◆ TO BE DONE ◆
Set the data down again, exactly as it reads, but without the pictures.

— BEGIN RECORDED INFORMATION —

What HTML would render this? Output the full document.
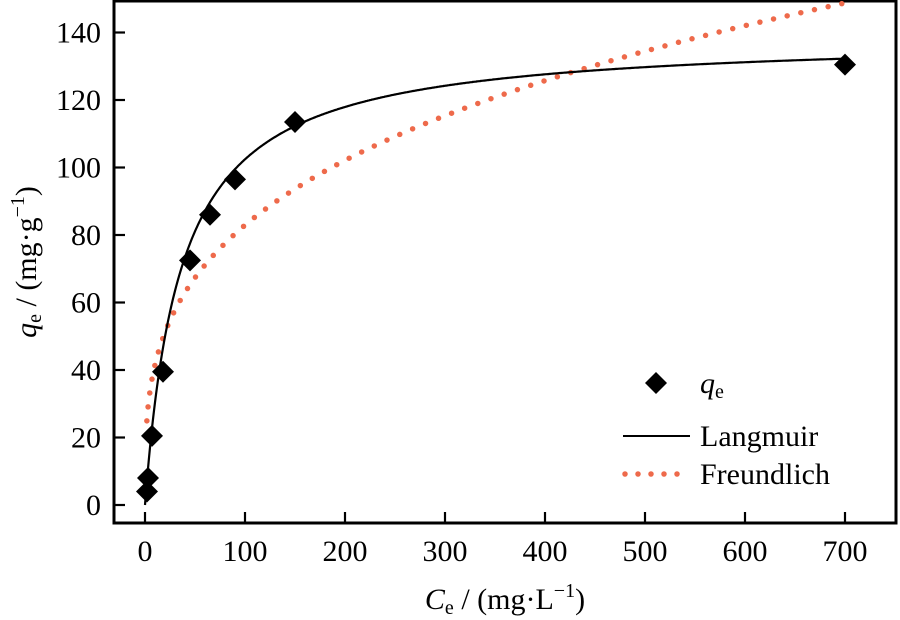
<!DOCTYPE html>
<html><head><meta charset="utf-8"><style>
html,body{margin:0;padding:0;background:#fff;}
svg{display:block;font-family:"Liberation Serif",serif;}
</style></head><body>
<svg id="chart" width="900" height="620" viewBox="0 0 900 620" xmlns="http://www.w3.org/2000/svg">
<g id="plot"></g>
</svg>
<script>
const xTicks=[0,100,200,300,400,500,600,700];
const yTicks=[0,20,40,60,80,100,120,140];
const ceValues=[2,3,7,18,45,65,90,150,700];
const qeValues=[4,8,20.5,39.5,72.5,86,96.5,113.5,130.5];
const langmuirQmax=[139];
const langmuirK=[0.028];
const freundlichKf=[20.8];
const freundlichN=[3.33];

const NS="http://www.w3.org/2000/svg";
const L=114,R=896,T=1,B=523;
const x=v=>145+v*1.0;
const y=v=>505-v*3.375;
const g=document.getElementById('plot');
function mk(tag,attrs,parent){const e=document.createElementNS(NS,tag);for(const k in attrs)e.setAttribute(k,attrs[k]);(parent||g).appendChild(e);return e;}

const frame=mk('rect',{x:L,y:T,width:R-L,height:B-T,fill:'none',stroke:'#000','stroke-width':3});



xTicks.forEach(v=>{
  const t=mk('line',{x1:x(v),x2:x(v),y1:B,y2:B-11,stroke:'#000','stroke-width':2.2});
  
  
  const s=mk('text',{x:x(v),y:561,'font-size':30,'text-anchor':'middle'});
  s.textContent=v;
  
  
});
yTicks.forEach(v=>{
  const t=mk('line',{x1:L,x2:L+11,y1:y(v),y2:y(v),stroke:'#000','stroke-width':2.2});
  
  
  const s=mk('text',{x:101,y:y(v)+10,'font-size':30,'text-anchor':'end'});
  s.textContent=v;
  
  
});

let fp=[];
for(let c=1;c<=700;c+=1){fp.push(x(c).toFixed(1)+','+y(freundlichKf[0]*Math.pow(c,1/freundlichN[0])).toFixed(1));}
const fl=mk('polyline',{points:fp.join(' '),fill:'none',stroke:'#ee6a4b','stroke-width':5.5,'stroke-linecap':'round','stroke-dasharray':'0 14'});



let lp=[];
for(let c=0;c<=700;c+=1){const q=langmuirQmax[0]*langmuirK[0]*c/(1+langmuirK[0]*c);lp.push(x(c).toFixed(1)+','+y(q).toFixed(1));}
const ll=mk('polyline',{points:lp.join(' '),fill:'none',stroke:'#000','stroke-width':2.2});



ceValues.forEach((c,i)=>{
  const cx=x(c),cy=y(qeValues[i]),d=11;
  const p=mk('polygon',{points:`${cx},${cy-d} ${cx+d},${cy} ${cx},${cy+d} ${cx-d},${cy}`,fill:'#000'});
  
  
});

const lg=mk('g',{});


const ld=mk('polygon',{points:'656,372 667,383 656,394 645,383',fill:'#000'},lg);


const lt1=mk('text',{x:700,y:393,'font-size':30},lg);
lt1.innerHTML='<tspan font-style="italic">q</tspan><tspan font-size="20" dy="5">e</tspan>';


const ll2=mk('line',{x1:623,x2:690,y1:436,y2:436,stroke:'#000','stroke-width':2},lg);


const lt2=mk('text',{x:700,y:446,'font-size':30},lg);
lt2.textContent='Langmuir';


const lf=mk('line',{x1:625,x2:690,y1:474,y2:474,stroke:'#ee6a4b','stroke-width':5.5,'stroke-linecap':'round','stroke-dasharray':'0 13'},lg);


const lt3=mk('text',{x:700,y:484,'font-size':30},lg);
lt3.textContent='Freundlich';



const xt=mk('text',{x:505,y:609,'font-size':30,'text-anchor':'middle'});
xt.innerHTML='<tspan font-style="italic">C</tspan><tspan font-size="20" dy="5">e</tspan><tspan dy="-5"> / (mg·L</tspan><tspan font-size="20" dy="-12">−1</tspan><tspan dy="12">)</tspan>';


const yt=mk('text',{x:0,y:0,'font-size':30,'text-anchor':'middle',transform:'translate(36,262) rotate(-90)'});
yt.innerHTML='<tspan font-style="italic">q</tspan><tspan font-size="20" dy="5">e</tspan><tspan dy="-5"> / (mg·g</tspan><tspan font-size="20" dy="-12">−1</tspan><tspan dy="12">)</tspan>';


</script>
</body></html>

— END RECORDED INFORMATION —

◆ THE RESPONSE ◆
What HTML would render this? Output the full document.
<!DOCTYPE html>
<html><head><meta charset="utf-8"><style>
html,body{margin:0;padding:0;background:#fff;}
svg{display:block;font-family:"Liberation Serif",serif;}
</style></head><body>
<svg id="chart" width="900" height="620" viewBox="0 0 900 620" xmlns="http://www.w3.org/2000/svg">
<g id="plot"></g>
</svg>
<script>
const xTicks=[0,100,200,300,400,500,600,700];
const yTicks=[0,20,40,60,80,100,120,140];
const ceValues=[2,3,7,18,45,65,90,150,700];
const qeValues=[4,8,20.5,39.5,72.5,86,96.5,113.5,130.5];
const langmuirQmax=[139];
const langmuirK=[0.028];
const freundlichKf=[20.8];
const freundlichN=[3.33];

const NS="http://www.w3.org/2000/svg";
const L=114,R=896,T=1,B=523;
const x=v=>145+v*1.0;
const y=v=>505-v*3.375;
const g=document.getElementById('plot');
function mk(tag,attrs,parent){const e=document.createElementNS(NS,tag);for(const k in attrs)e.setAttribute(k,attrs[k]);(parent||g).appendChild(e);return e;}

const frame=mk('rect',{x:L,y:T,width:R-L,height:B-T,fill:'none',stroke:'#000','stroke-width':3});



xTicks.forEach(v=>{
  const t=mk('line',{x1:x(v),x2:x(v),y1:B,y2:B-11,stroke:'#000','stroke-width':2.2});
  
  
  const s=mk('text',{x:x(v),y:561,'font-size':30,'text-anchor':'middle'});
  s.textContent=v;
  
  
});
yTicks.forEach(v=>{
  const t=mk('line',{x1:L,x2:L+11,y1:y(v),y2:y(v),stroke:'#000','stroke-width':2.2});
  
  
  const s=mk('text',{x:101,y:y(v)+10,'font-size':30,'text-anchor':'end'});
  s.textContent=v;
  
  
});

let fp=[];
for(let c=1;c<=700;c+=1){fp.push(x(c).toFixed(1)+','+y(freundlichKf[0]*Math.pow(c,1/freundlichN[0])).toFixed(1));}
const fl=mk('polyline',{points:fp.join(' '),fill:'none',stroke:'#ee6a4b','stroke-width':5.5,'stroke-linecap':'round','stroke-dasharray':'0 14'});



let lp=[];
for(let c=0;c<=700;c+=1){const q=langmuirQmax[0]*langmuirK[0]*c/(1+langmuirK[0]*c);lp.push(x(c).toFixed(1)+','+y(q).toFixed(1));}
const ll=mk('polyline',{points:lp.join(' '),fill:'none',stroke:'#000','stroke-width':2.2});



ceValues.forEach((c,i)=>{
  const cx=x(c),cy=y(qeValues[i]),d=11;
  const p=mk('polygon',{points:`${cx},${cy-d} ${cx+d},${cy} ${cx},${cy+d} ${cx-d},${cy}`,fill:'#000'});
  
  
});

const lg=mk('g',{});


const ld=mk('polygon',{points:'656,372 667,383 656,394 645,383',fill:'#000'},lg);


const lt1=mk('text',{x:700,y:393,'font-size':30},lg);
lt1.innerHTML='<tspan font-style="italic">q</tspan><tspan font-size="20" dy="5">e</tspan>';


const ll2=mk('line',{x1:623,x2:690,y1:436,y2:436,stroke:'#000','stroke-width':2},lg);


const lt2=mk('text',{x:700,y:446,'font-size':30},lg);
lt2.textContent='Langmuir';


const lf=mk('line',{x1:625,x2:690,y1:474,y2:474,stroke:'#ee6a4b','stroke-width':5.5,'stroke-linecap':'round','stroke-dasharray':'0 13'},lg);


const lt3=mk('text',{x:700,y:484,'font-size':30},lg);
lt3.textContent='Freundlich';



const xt=mk('text',{x:505,y:609,'font-size':30,'text-anchor':'middle'});
xt.innerHTML='<tspan font-style="italic">C</tspan><tspan font-size="20" dy="5">e</tspan><tspan dy="-5"> / (mg·L</tspan><tspan font-size="20" dy="-12">−1</tspan><tspan dy="12">)</tspan>';


const yt=mk('text',{x:0,y:0,'font-size':30,'text-anchor':'middle',transform:'translate(36,262) rotate(-90)'});
yt.innerHTML='<tspan font-style="italic">q</tspan><tspan font-size="20" dy="5">e</tspan><tspan dy="-5"> / (mg·g</tspan><tspan font-size="20" dy="-12">−1</tspan><tspan dy="12">)</tspan>';


</script>
</body></html>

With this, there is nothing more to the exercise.